Updated packrat performance numbers

The packrat performance numbers I published yesterday were deficient in a couple of ways. Firstly, performance was a little slow; I’ve been able to improve this somewhat with some minor changes. Secondly, the "parse event" numbers with memoizing turned off were inaccurate (too low), leading to an understatement of the number of events "saved" due to memoization; I’ve now corrected this as well.

In a stunning display of lack of attention to detail (and to my "to do" list), almost all of my Parslet, ParsletCombination and Predicate classes were lacking the hash and eql? methods needed to make them suitable for use as keys in a hash. This meant that in many cases previously captured intermediate results were being overlooked and parsing operations were being redone.

In addition to correcting this oversight I also took the time to tighten up the code in a number of places, storing the hashes in instance variables rather than re-calculating them on demand.

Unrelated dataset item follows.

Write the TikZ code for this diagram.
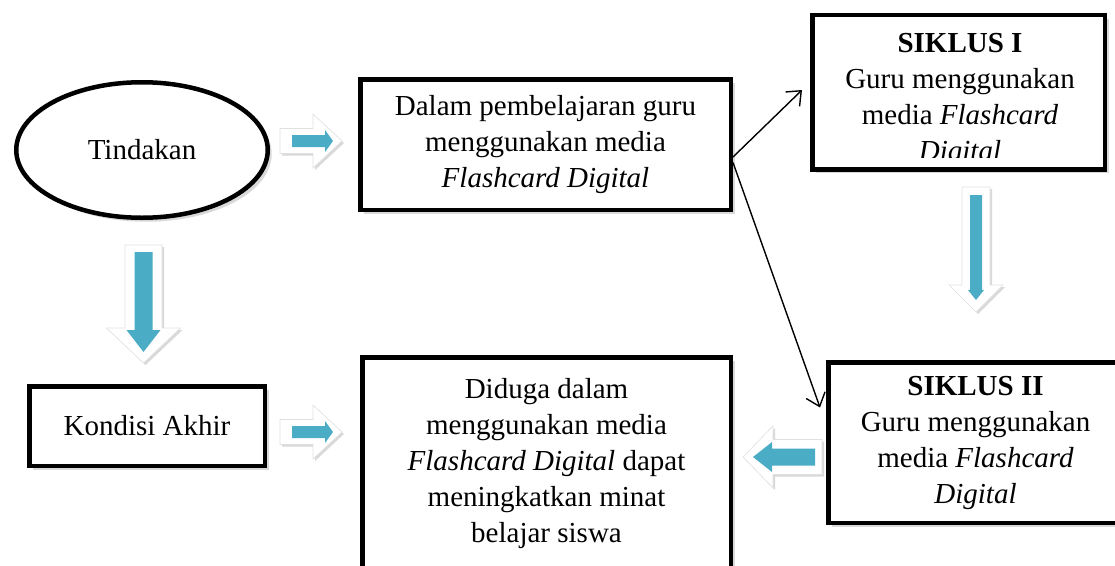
\documentclass[tikz,border=0pt]{standalone}
\usepackage{fontspec}
\setmainfont{Liberation Serif}
\usetikzlibrary{shadows,calc,arrows.meta,shapes.geometric}
\definecolor{arrblue}{HTML}{4BACC6}
% #1 style, #2 start, #3 tip, #4 shaft half, #5 head half, #6 head length
\newcommand\blkarrow[6]{\path[#1] (#2,#4) -- ({#3-#6},#4) -- ({#3-#6},#5) -- (#3,0) -- ({#3-#6},-#5) -- ({#3-#6},-#4) -- (#2,-#4) -- cycle;}
\begin{document}
\begin{tikzpicture}[x=1pt,y=-1pt,
  box/.style={draw=black, line width=4.5pt, fill=white, inner sep=0pt,
    drop shadow={opacity=0.3, shadow xshift=4pt, shadow yshift=-4pt}},
  txt/.style={align=center, font=\fontsize{29}{36}\selectfont, inner sep=0pt},
  outerarr/.style={fill=white, draw=black!12, line width=0.6pt,
    drop shadow={opacity=0.3, shadow xshift=2pt, shadow yshift=-2pt}},
  innerarr/.style={fill=arrblue},
  conn/.style={line width=1.4pt, -{Straight Barb[length=12pt,width=20pt,line width=1.4pt]}}]
\path[use as bounding box] (0,0) rectangle (1115,565);

% block arrows
\begin{scope}[shift={(0,141)}]
  \blkarrow{outerarr}{280}{342}{12.5}{27}{29}
  \blkarrow{innerarr}{292}{333}{6}{11}{8}
\end{scope}
\begin{scope}[shift={(0,432)}]
  \blkarrow{outerarr}{280}{342}{12.5}{27}{29}
  \blkarrow{innerarr}{292}{333}{6}{11}{8}
\end{scope}
\begin{scope}[shift={(143.5,0)},rotate=-90]
  \blkarrow{outerarr}{245}{363}{18.5}{37}{35}
  \blkarrow{innerarr}{252}{352}{9}{17}{22}
\end{scope}
\begin{scope}[shift={(976,0)},rotate=-90]
  \blkarrow{outerarr}{187}{312}{14}{27}{27}
  \blkarrow{innerarr}{195}{300}{6}{8}{10}
\end{scope}
\begin{scope}[shift={(1000,457)},rotate=180]
  \blkarrow{outerarr}{178}{257}{17.5}{31}{30}
  \blkarrow{innerarr}{185}{247}{8.5}{15}{19}
\end{scope}

% nodes
\node[ellipse, box, txt, minimum width=251.5, minimum height=135.5] (t) at (142,150) {Tindakan};
\node[box, txt, minimum width=370.5, minimum height=130.5] (a) at (545.5,144.5)
  {Dalam pembelajaran guru\\menggunakan media\\\textit{Flashcard Digital}};
\node[box, minimum width=292.5, minimum height=154.5] (s1) at (958.5,92) {};
\begin{scope}
  \clip (812,15) rectangle (1105,157);
  \node[txt, anchor=north] (s1t) at (960,33)
    {\textbf{SIKLUS I}\\Guru menggunakan\\media \textit{Flashcard}\\\textit{Digital}};
\end{scope}
\node[box, txt, minimum width=294.5, minimum height=160.5] (s2) at (975.5,442.5)
  {\textbf{SIKLUS II}\\Guru menggunakan\\media \textit{Flashcard}\\\textit{Digital}};
\node[box, txt, minimum width=235.5, minimum height=79.5] (k) at (147,426) {Kondisi Akhir};
\node[box, txt, minimum width=368.5, minimum height=212.5] (d) at (546.5,463.5)
  {Diduga dalam\\menggunakan media\\\textit{Flashcard Digital} dapat\\meningkatkan minat\\belajar siswa};

% connectors
\draw[conn] ($(a.east)+(0,12.5)$) -- ($(s1.west)+(-8,-2)$);
\draw[conn] ($(a.east)+(0,18)$) -- ($(s2.west)+(-6,-35)$);
\end{tikzpicture}
\end{document}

The base figures we started with yesterday:

  • Total number of parse events (without memoization): 15,585 (understated; the real number is slightly higher)
  • Total number of parse events (with memoization): 12,183
  • Cache hits: 556
  • Cache misses: 11,627
  • Execution time (without memoization): 2.0 seconds
  • Execution time (without memoization): 2.5 seconds

After adding hash and eql? methods to my parslet classes the number of cache hits doubled and cache misses fell by nearly 1,000. After these changes processing was slightly faster (2.4 seconds). Continuing to add methods to my parslet combination classes I was able to shave off another 100 misses and get the execution time down to just over 2.3 seconds. The final results were as follows; I expect the improvements to be more notable on larger data sets (and I haven’t even started profiling yet):

  • Total number of parse events (without memoization): 15,834
  • Total number of parse events (with memoization): 11,701 (4% improvement)
  • Cache hits: 1,084 (95% improvement)
  • Cache misses: 10,566 (9% improvement)
  • Execution time (without memoization): 2.018 seconds
  • Execution time (without memoization): 2.368 seconds (5% improvement)